The installation of a window, especially as a replacement in an existing dwelling, is the first of several enclosure improvement decisions that the customer takes within a two-year horizon. Once satisfaction with the window installation has been confirmed, the customer identifies pending complements: the shutter that no longer works, protection against insects in summer, the automation of opening, the motorisation of the new windows. Those complements are purchased sequentially, not simultaneously.
The commercial arithmetic is relevant. A customer whose initial window purchase represents a specific figure can multiply that figure by two or three times during the following eighteen months if subsequent sales are offered with an appropriate proposal. For the original manufacturer, the commercial investment has already been made: the customer knows them, has contracted them, has paid them and has rated them. The cost of the second sale is marginal compared with that of acquiring a new customer.
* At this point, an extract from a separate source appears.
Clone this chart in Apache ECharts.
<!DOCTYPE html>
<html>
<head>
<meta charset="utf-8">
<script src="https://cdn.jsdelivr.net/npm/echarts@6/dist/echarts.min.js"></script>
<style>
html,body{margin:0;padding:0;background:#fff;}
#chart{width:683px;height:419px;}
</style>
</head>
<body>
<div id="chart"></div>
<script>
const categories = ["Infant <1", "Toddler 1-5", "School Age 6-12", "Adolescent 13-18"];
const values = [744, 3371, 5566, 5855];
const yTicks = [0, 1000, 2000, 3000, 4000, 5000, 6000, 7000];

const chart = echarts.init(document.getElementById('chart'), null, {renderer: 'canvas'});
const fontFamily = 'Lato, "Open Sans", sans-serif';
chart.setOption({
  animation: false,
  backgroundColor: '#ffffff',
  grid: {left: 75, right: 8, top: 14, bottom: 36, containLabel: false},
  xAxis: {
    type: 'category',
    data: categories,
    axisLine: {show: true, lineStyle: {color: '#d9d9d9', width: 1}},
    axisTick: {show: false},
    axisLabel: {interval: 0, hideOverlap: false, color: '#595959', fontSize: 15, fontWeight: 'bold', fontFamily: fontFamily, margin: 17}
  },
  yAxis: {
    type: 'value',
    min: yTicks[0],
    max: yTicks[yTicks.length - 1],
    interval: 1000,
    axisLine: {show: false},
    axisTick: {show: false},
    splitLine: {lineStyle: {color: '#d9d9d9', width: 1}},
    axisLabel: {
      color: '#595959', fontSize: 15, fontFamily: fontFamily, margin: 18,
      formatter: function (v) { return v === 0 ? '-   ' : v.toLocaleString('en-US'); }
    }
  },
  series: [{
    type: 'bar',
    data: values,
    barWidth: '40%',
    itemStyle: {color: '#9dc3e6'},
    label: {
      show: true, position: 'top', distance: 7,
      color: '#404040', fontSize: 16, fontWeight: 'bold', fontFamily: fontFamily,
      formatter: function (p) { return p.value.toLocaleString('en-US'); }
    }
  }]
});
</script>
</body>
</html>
The ceding of cross-sell has recognisable operational causes. The commercial structure is oriented towards initial acquisition. The relationship with the customer, after installation, is delegated to the installer or lost. The catalogue of complements tends to be limited. And, when the customer identifies a complementary need, they search the open market, where other players with a specific proposal capture the transaction.
The reverse is viable and economically attractive. Companies with a cross-sell system maintain planned contact with the recent installed base, offer complements with an integrated proposal and enjoy a higher closing rate on each subsequent sale. Friction is lower, trust is already established, and the customer prefers technical coherence with the original manufacturer.
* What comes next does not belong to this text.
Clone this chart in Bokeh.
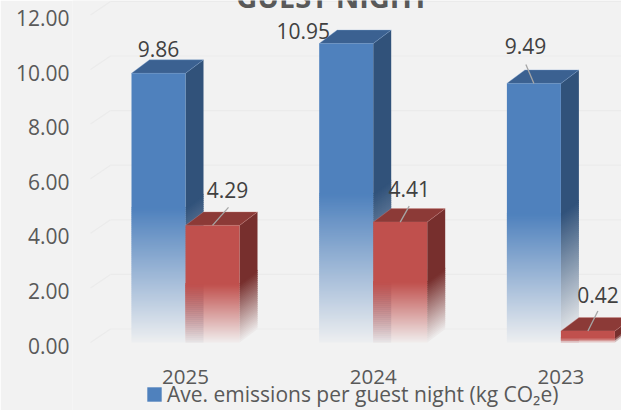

Three components define a functional cross-sell system over the installed base of windows. A planned sequence of contact with the customer after installation, with defined cadence and progressive offers on pertinent complements according to the time of year and the customer profile. A catalogue of complements with quality and depth equivalent to that of windows, not as an accessory line. And a specific commercial structure for sales over the installed base, with metrics distinct from those of initial acquisition and authority to offer differentiated conditions to the existing customer.
The frequent error consists of assuming that cross-sell is a natural function of the installer who maintains operational contact with the customer. The installer attends to incidents and repairs; they rarely sell complements actively. The commercial function over the installed base requires specific discipline that the installation model does not provide by construction.
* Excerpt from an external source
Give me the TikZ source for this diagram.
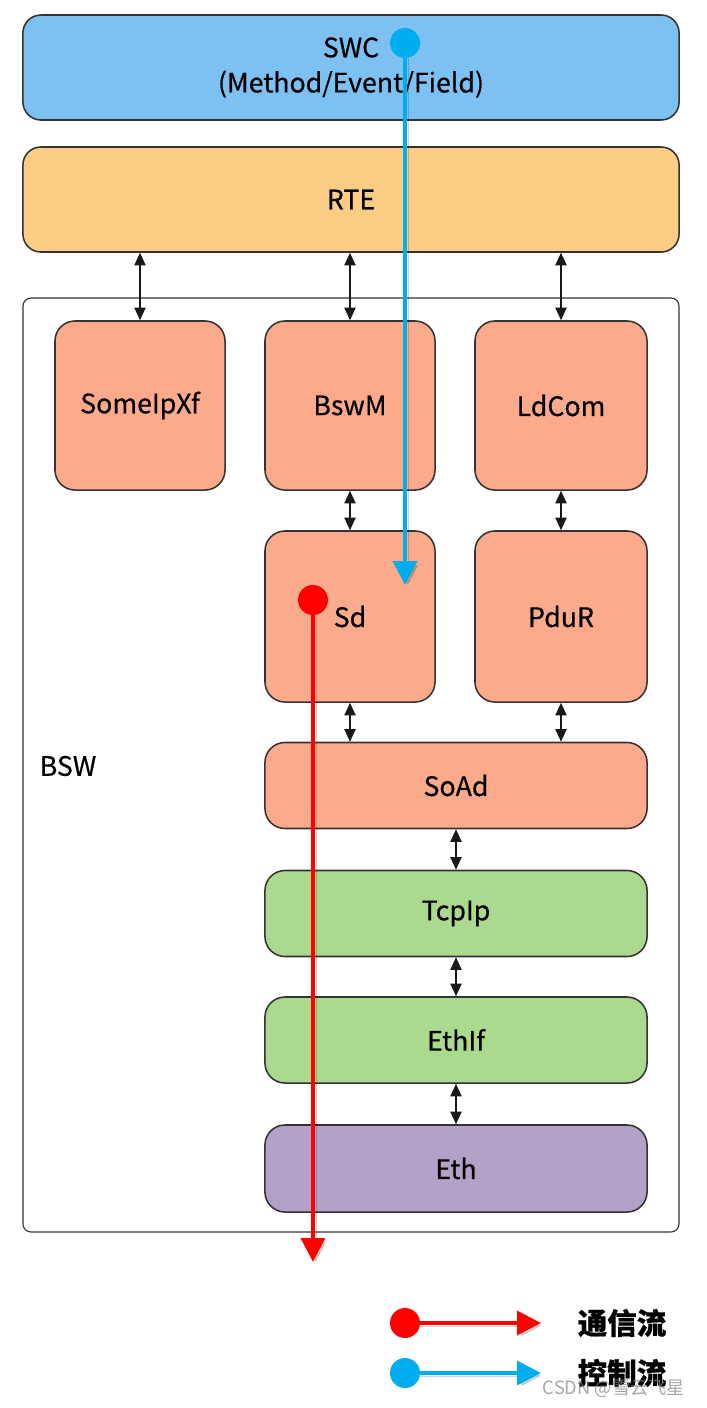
\documentclass[tikz,border=0pt]{standalone}
\usepackage{fontspec}
\setmainfont{Noto Sans CJK SC}[FakeBold=0.5]
\newfontfamily\markfont{Noto Sans CJK SC}
\usetikzlibrary{arrows.meta}
\definecolor{swcblue}{HTML}{7DC1F2}
\definecolor{rteorange}{HTML}{FDCD85}
\definecolor{bswsalmon}{HTML}{FBAA8C}
\definecolor{ethgreen}{HTML}{ABDA8F}
\definecolor{ethpurple}{HTML}{B3A2C7}
\definecolor{boxline}{HTML}{333333}
\definecolor{flowblue}{HTML}{00ADEF}
\definecolor{flowred}{HTML}{FF0000}
\tikzset{
  layer/.style={draw=boxline, line width=1.1pt, rounded corners=0.45cm,
    minimum width=16.4cm, minimum height=2.625cm, align=center},
  bswmod/.style={draw=boxline, line width=1.1pt, rounded corners=0.5cm,
    fill=bswsalmon, minimum width=4.25cm, minimum height=4.225cm},
  widemod/.style={bswmod, minimum width=9.55cm, minimum height=2.15cm},
  link/.style={{Triangle[length=9pt,width=8pt]}-{Triangle[length=9pt,width=8pt]},
    line width=1.1pt, draw=black!90},
  flow/.style={line width=2.5pt, -{Triangle[length=17pt,width=17pt]},
    preaction={draw=black, opacity=0.18, transform canvas={shift={(2pt,-2pt)}}}},
  flowdot/.style={circle, inner sep=0pt, minimum size=0.75cm}
}
\begin{document}
\begin{tikzpicture}[x=0.025cm, y=-0.025cm,
    font=\fontsize{19}{25}\selectfont]
  \useasboundingbox (0,0) rectangle (706,1408);
  \node[layer, fill=swcblue] (swc) at (351,67.5) {SWC\\(Method/Event/Field)};
  \node[layer, fill=rteorange] (rte) at (351,199.5) {RTE};
  \draw[boxline, line width=0.8pt, rounded corners=0.2cm] (23,298) rectangle (679,1232);
  \node (bsw) at (68,766) {BSW};
  \node[bswmod] (someipxf) at (140,405.5) {SomeIpXf};
  \node[bswmod] (bswm) at (350,405.5) {BswM};
  \node[bswmod, minimum width=4.3cm] (ldcom) at (561,405.5) {LdCom};
  \node[bswmod, minimum height=4.275cm] (sd) at (350,616.5) {Sd};
  \node[bswmod, minimum width=4.3cm, minimum height=4.275cm] (pdur) at (561,616.5) {PduR};
  \node[widemod] (soad) at (456,785.5) {SoAd};
  \node[widemod, fill=ethgreen] (tcpip) at (456,913.5) {TcpIp};
  \node[widemod, fill=ethgreen] (ethif) at (456,1040) {EthIf};
  \node[widemod, fill=ethpurple, minimum height=2.175cm] (eth) at (456,1168.5) {Eth};
  \draw[link] (someipxf.north |- rte.south) -- (someipxf.north);
  \draw[link] (bswm.north |- rte.south) -- (bswm.north);
  \draw[link] (ldcom.north |- rte.south) -- (ldcom.north);
  \draw[link] (bswm.south) -- (sd.north);
  \draw[link] (ldcom.south) -- (pdur.north);
  \draw[link] (sd.south) -- (sd.south |- soad.north);
  \draw[link] (pdur.south) -- (pdur.south |- soad.north);
  \draw[link] (soad.south) -- (tcpip.north);
  \draw[link] (tcpip.south) -- (ethif.north);
  \draw[link] (ethif.south) -- (eth.north);
  \coordinate (ctlsrc) at (405,43);
  \coordinate (ctlend) at (405,585);
  \draw[flow, flowblue] (ctlsrc) -- (ctlend);
  \node[flowdot, fill=flowblue] (ctldot) at (ctlsrc) {};
  \coordinate (commsrc) at (313,600);
  \coordinate (commend) at (313,1262);
  \draw[flow, flowred] (commsrc) -- (commend);
  \node[flowdot, fill=flowred] (commdot) at (commsrc) {};
  \coordinate (commkey) at (405,1323);
  \coordinate (commkeyend) at (541,1323);
  \draw[flow, flowred] (commkey) -- (commkeyend);
  \node[flowdot, fill=flowred] (commkeydot) at (commkey) {};
  \node[font=\fontsize{21}{25}\bfseries] (commtext) at (622,1323) {通信流};
  \coordinate (ctlkey) at (405,1373);
  \coordinate (ctlkeyend) at (541,1373);
  \draw[flow, flowblue] (ctlkey) -- (ctlkeyend);
  \node[flowdot, fill=flowblue] (ctlkeydot) at (ctlkey) {};
  \node[font=\fontsize{21}{25}\bfseries] (ctltext) at (622,1373) {控制流};
  \node[font=\markfont\fontsize{13}{15}\selectfont, text=gray, opacity=0.7] (mark) at (614,1389) {CSDN @雪云飞星};
\end{tikzpicture}
\end{document}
Whoever wishes to move this variable from the committee does so via three routes. Building the installed-base tracking system with sufficient data to identify the moment and probable need of each customer, distinct from the standard commercial CRM. Expanding the depth of catalogue in complements so that the cross-proposal is credible, not opportunistic. And modifying the commercial incentive system so that cross-sell over the existing customer counts as specific performance, not as a by-product of initial acquisition.
Each customer acquired represents between two and three times the figure of their first purchase if the life cycle is managed as a business. The initial investment in acquisition is high; renouncing the second and third sale is to squander the investment already made.